What's emerged is a fragmented landscape where every major media company operates its own walled garden. Netflix, which once seemed destined to completely displace traditional television, now operates more like HBO—a premium subscription service with a curated catalog rather than a revolutionary disruption of media. Disney bundles its streaming services. Amazon uses streaming as loss-leader for Prime membership. Apple creates prestige programming. Meanwhile, traditional media companies still control most actual content creation, they've simply added streaming distribution to their existing ecosystem.
For audiences, this means the promised convenience of streaming has partially evaporated. Instead of one subscription replacing cable, many consumers now pay for multiple services, approximating their old cable bills while accessing smaller catalogs spread across competing platforms. The disruptive promise has curdled into a fragmented present where entertainment consumption requires active platform management rather than simple channel surfing.
This infrastructure transformation is crucial context for understanding why nostalgia and celebrity are so dominant. In a fragmented marketplace, familiarity is worth premium pricing. Audiences will subscribe to multiple services if they believe their celebrity idol or beloved franchise is exclusive to one platform. The economics reward concentration of attention, which drives both celebrity amplification and nostalgic franchises.
What's Actually Trending (And What It Means)
The specific cultural signals emerging in May 2026 are worth examining. Ghost emojis are supposedly making a comeback, as is athleisure in the form of jeggings. Indie bands like Geese and Wet Leg are generating genuine excitement rather than manufactured hype. These scattered data points suggest audiences are simultaneously seeking novelty and authenticity, even as the cultural system is optimized to deliver neither.
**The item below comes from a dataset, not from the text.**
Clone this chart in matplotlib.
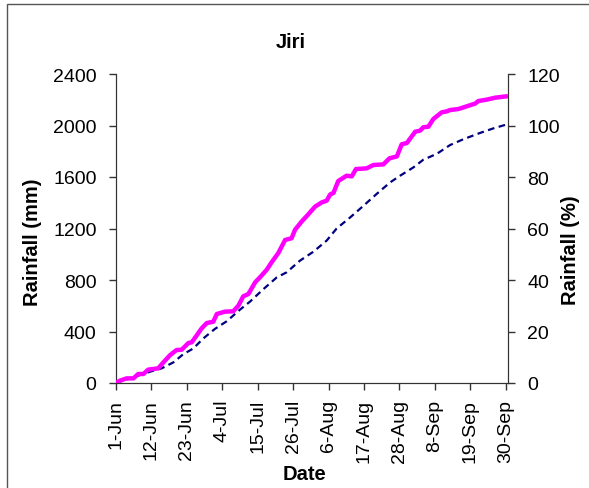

The coexistence of these impulses—genuine excitement about emerging indie artists alongside manufactured enthusiasm for celebrity wedding details—demonstrates the strange duality of contemporary pop culture. We've created a system where authentic cultural emergence (an indie band building real fan connection) exists in the same ecosystem as cynically calculated celebrity spectacle. Both are equally visible. Neither has structural advantage. The algorithms notice both with equal indifference.
The Reckoning Ahead
As summer 2026 unfolds, the cultural conversation will be dominated by historical reflection (America's 250th anniversary), celebrity spectacle (one of pop culture's most famous couples getting married), and the continuation of streaming fragmentation. Underneath these surface phenomena, the actual structures reshaping how entertainment gets created, distributed, and consumed continue their transformation largely unexamined.
What's genuinely interesting isn't whether Taylor Swift's wedding menu will become trendy or whether another Pride and Prejudice adaptation will find an audience. What's interesting is that we've built a cultural apparatus so efficient at generating spectacle that nothing accumulates anymore. Everything is immediately consumed, discussed, archived, and forgotten. The real question facing pop culture in 2026 isn't what comes next, but whether anything genuinely surprising could even break through the noise anymore.
That may be the truest cultural trend of 2026: not what we're watching or consuming, but the accelerating sense that the entire apparatus of contemporary entertainment—despite its billions in funding, its concentration of talent, its technological sophistication—is increasingly hollow. We're wisdom flexing while starving for actual wisdom. We're celebrating celebrity unions while genuine cultural emergence passes almost unnoticed. We're nostalgic for the future we were promised but never received.
In that sense, the only authentic pop culture trend of 2026 might be the collective disillusionment with pop culture itself.